Together met, together bound,
we'll go our different ways,
and as his people in the world,
we'll live and speak his praise.
forgiven, loved, and free,
in awe and wonder to recall
his life laid down for me.
I come with Christians far and near
to find, as all are fed,
the new community of love
in Christ's communion bread.
As Christ breaks bread and bids us share,
each proud division ends.
That love that made us makes us one,
and strangers now are friends.
And thus with joy we meet our Lord.
His presence, always near,
is in such friendship better known:
we see and praise him here.
Together met, together bound,
we'll go our different ways,
and as his people in the world,
we'll live and speak his praise.
This is what I envision as the Fellowship of All Believers, the Body of Christ. I believe that all Christians are united through Christ and that He intends for us to live as brothers and sisters, not divided up into factions that exclude one another.
I have yet to be satisfied with an explanation that justifies refusing to pray with other Christians or excluding them from communion. The members of WELS claim to follow Martin Luther's teachings, but in his large catechism, even he argues for the need for all Christians to receive communion frequently and for only a very few—who do not desire the forgiveness promised by Christ in the words of institution—to be turned away from the table:
"Those who are shameless and unruly must be told to stay away, for they are not fit to receive the forgiveness of sins since they do not desire it and do not want to be good. The others, who are not so callous and dissolute but would like to be good, should not absent themselves, even though in other respects they are weak and frail. As St. Hilary has said, 'Unless a man has committed such a sin that he has forfeited the name of Christian and has to be expelled from the congregation, he should not exclude himself from the sacrament,' lest he deprive himself of life. No one will make such progress that he does not retain many common infirmities in his flesh and blood. People with such misgivings must learn that it is the highest wisdom to realize that this sacrament does not depend upon our worthiness. We are not baptized because we are worthy and holy, nor do we come to confession pure and without sin; on the contrary, we come as poor, miserable men, precisely because we are unworthy. The only exception is the person who desires no grace and absolution and has no intention to amend his life. He who earnestly desires grace and consolation should compel himself to go and allow no one to deter him."

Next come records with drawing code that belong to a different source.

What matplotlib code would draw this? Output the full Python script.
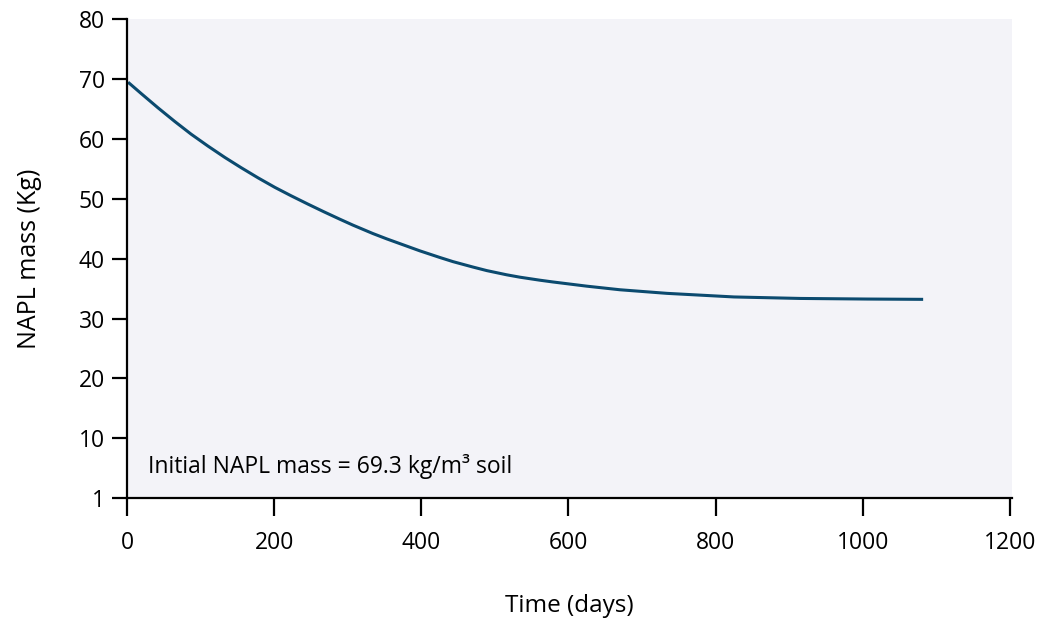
import matplotlib
matplotlib.use("Agg")
import matplotlib.pyplot as plt

# NAPL mass remaining over time
days = [3, 19, 42, 65, 87, 110, 133, 155, 178, 201, 223, 246, 268, 289, 307, 334, 353, 380, 398,
        425, 443, 470, 489, 516, 534, 561, 579, 625, 670, 734, 825, 915, 1006, 1080]
mass = [69.3, 67.6, 65.2, 62.9, 60.8, 58.8, 56.9, 55.2, 53.5, 51.9, 50.5, 49.1, 47.8, 46.6, 45.6, 44.2, 43.3, 42.1, 41.3,
        40.2, 39.5, 38.6, 38.0, 37.3, 36.9, 36.4, 36.1, 35.4, 34.8, 34.2, 33.6, 33.35, 33.25, 33.2]

y_ticks = [0, 10, 20, 30, 40, 50, 60, 70, 80]
y_labels = ["1", "10", "20", "30", "40", "50", "60", "70", "80"]
x_ticks = [0, 200, 400, 600, 800, 1000, 1200]

plt.rcParams["font.family"] = ["Open Sans", "DejaVu Sans"]

fig = plt.figure(figsize=(10.37, 6.18), dpi=100)
ax = fig.add_axes([0.1225, 0.194, 0.8535, 0.775])
ax.set_facecolor("#f3f3f8")

ax.plot(days, mass, color="#0b4a6f", lw=2.2)

ax.set_xlim(0, 1203)
ax.set_ylim(0, 80)
ax.set_yticks(y_ticks)
ax.set_yticklabels(y_labels)
ax.set_xticks(x_ticks)

for s in ["top", "right"]:
    ax.spines[s].set_visible(False)
for s in ["left", "bottom"]:
    ax.spines[s].set_linewidth(1.6)

ax.tick_params(axis="y", direction="out", length=11, width=1.6, pad=5, labelsize=16.5)
ax.tick_params(axis="x", direction="out", length=13, width=1.6, pad=11, labelsize=16.5)

ax.set_ylabel("NAPL mass (Kg)", fontsize=18, labelpad=26)
ax.set_xlabel("Time (days)", fontsize=17.5, labelpad=28)

ax.text(28, 5.3, "Initial NAPL mass = 69.3 kg/m³ soil", fontsize=16.5, va="center", ha="left")

fig.savefig("out.png", dpi=100)
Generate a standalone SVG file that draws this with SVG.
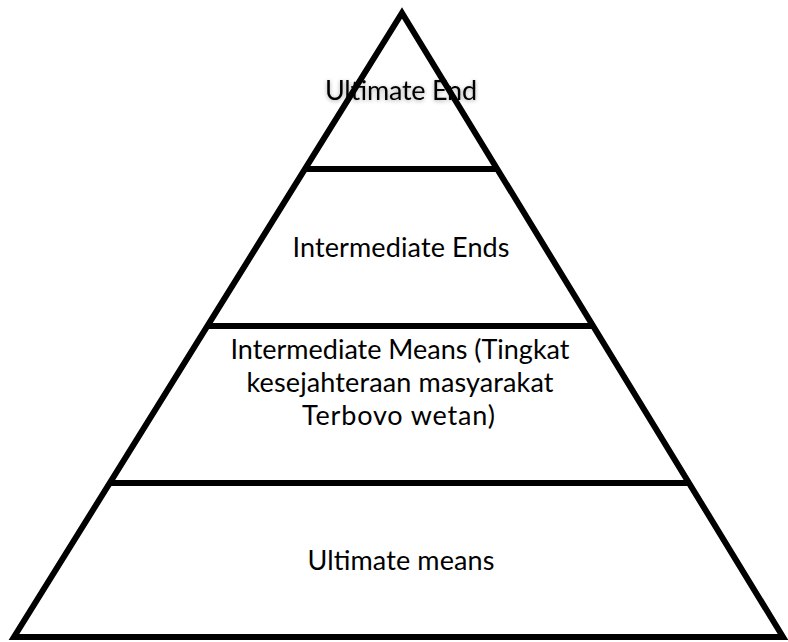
<svg xmlns="http://www.w3.org/2000/svg" width="788" height="642" viewBox="0 0 788 642">
  <style>
    .lbl { font-family: Lato, "Open Sans", "Liberation Sans", sans-serif; font-size: 27px; fill: #000; text-anchor: middle; }
    .edge { fill: none; stroke: #000; stroke-width: 6; stroke-linejoin: miter; stroke-linecap: butt; }
  </style>
  <defs>
    <filter id="glow" x="-10%" y="-30%" width="120%" height="160%">
      <feGaussianBlur in="SourceAlpha" stdDeviation="2" result="b"/>
      <feOffset in="b" dx="0" dy="1" result="o"/>
      <feComponentTransfer in="o" result="s"><feFuncA type="linear" slope="0.35"/></feComponentTransfer>
      <feMerge><feMergeNode in="s"/><feMergeNode in="SourceGraphic"/></feMerge>
    </filter>
  </defs>
  <rect width="788" height="642" fill="#fff"/>
  <g id="level-ultimate-end">
    <text class="lbl" x="401" y="100" textLength="152" filter="url(#glow)">Ultimate End</text>
  </g>
  <g id="level-intermediate-ends">
    <text class="lbl" x="401" y="257" textLength="217">Intermediate Ends</text>
  </g>
  <g id="level-intermediate-means">
    <text class="lbl" x="400" y="359" textLength="339">Intermediate Means (Tingkat</text>
    <text class="lbl" x="400" y="392" textLength="307">kesejahteraan masyarakat</text>
    <text class="lbl" x="398.5" y="425" textLength="193">Terbovo wetan)</text>
  </g>
  <g id="level-ultimate-means">
    <text class="lbl" x="401" y="570" textLength="187">Ultimate means</text>
  </g>
  <g id="connectors">
    <polygon class="edge" points="402,13 783,637 14,637"/>
    <line class="edge" x1="305" y1="169" x2="497" y2="169"/>
    <line class="edge" x1="207" y1="326" x2="593" y2="326"/>
    <line class="edge" x1="110" y1="483" x2="690" y2="483"/>
  </g>
</svg>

I hardly think that a visiting Christian who desires to receive communion could be automatically assumed to be so unruly and sinful that he/she has utterly turned his/her back on Christianity. Quite to the contrary—anyone who desires to receive the sacrament in remembrance of Christ is worthy, according to Luther. Why then was I turned away? Why then did these people refuse to take the sacrament with me and my family and friends at our church, after the priest had dutifully proclaimed the words of institution which Luther writes is what differentiates Holy communion from a regular meal? Is it because I don't belong to right sect, don't have the correct label: 'Lutheran'? The folly of that idea is laid out in the third chapter of Paul's first letter to the Corinthians:
For since there is jealousy and quarreling among you, are you not worldly? Are you not acting like mere humans? For when one says, “I follow Paul,” and another, “I follow Apollos,” are you not mere human beings? What, after all, is Apollos? And what is Paul? Only servants, through whom you came to believe—as the Lord has assigned to each his task. I planted the seed, Apollos watered it, but God has been making it grow. So neither the one who plants nor the one who waters is anything, but only God, who makes things grow. So then, no more boasting about human leaders! All things are yours, whether Paul or Apollos or Cephas or the world or life or death or the present or the future—all are yours, and you are of Christ, and Christ is of God. (1 Corinthians 3:3–7, 21–23)
Why then segregate ourselves based on whose teachings and theological explanations we follow? Are we not all disciples of Christ? Do we not all believe in the salvation he offers through his death and resurrection? If so, why can we not focus on this important commonality and on the two great commandments—to love God and love our neighbors as ourselves—without separating ourselves based on every single detail of our faith? Why do we quarrel and break ranks when we should be supporting and learning from each other? Why do we pretend that the foot can function independently of the hand when we are all meant to be one body in Christ?
I have used the WELS church as a specific example here because of my own personal experience, but this is not a diatribe against one particular denomination. I believe that to some degree, almost all Christians are guilty of this standoffishness. We are wary of those whose worship practices differ widely from ours—those from liturgical backgrounds want to know why others are clapping and dancing in the aisles, and those with more free-form practices want to know why others are standing in their pews like statues with no sign that their hearts are moved at all. We segregate ourselves based on many things—theological opinions, worship preferences, even race or economic class—and we rarely cross those boundaries.
I want to feel comfortable worshiping in any church with any group of believers. I want to be able to pray with any Christian anywhere. I want to be able to support any person—even someone I do not know well—in his or her faith whenever I have the opportunity. I do not want to always focus on what I think each person is doing wrong and which opinions I disagree with. I would rather celebrate our common faith in Jesus and build up each believer's hope in the salvation of our Lord and the promise of blessings to come. By working together and supporting each other, we make the entire body of Christ stronger and more effective.
It is important that the Christian Church is not simply a scattered confederation of Catholics, Lutherans, Episcopalians, Baptists, Methodists, and dozens of other denominations. We must strive to become a Fellowship of All Believers so that we might stand united for Christ.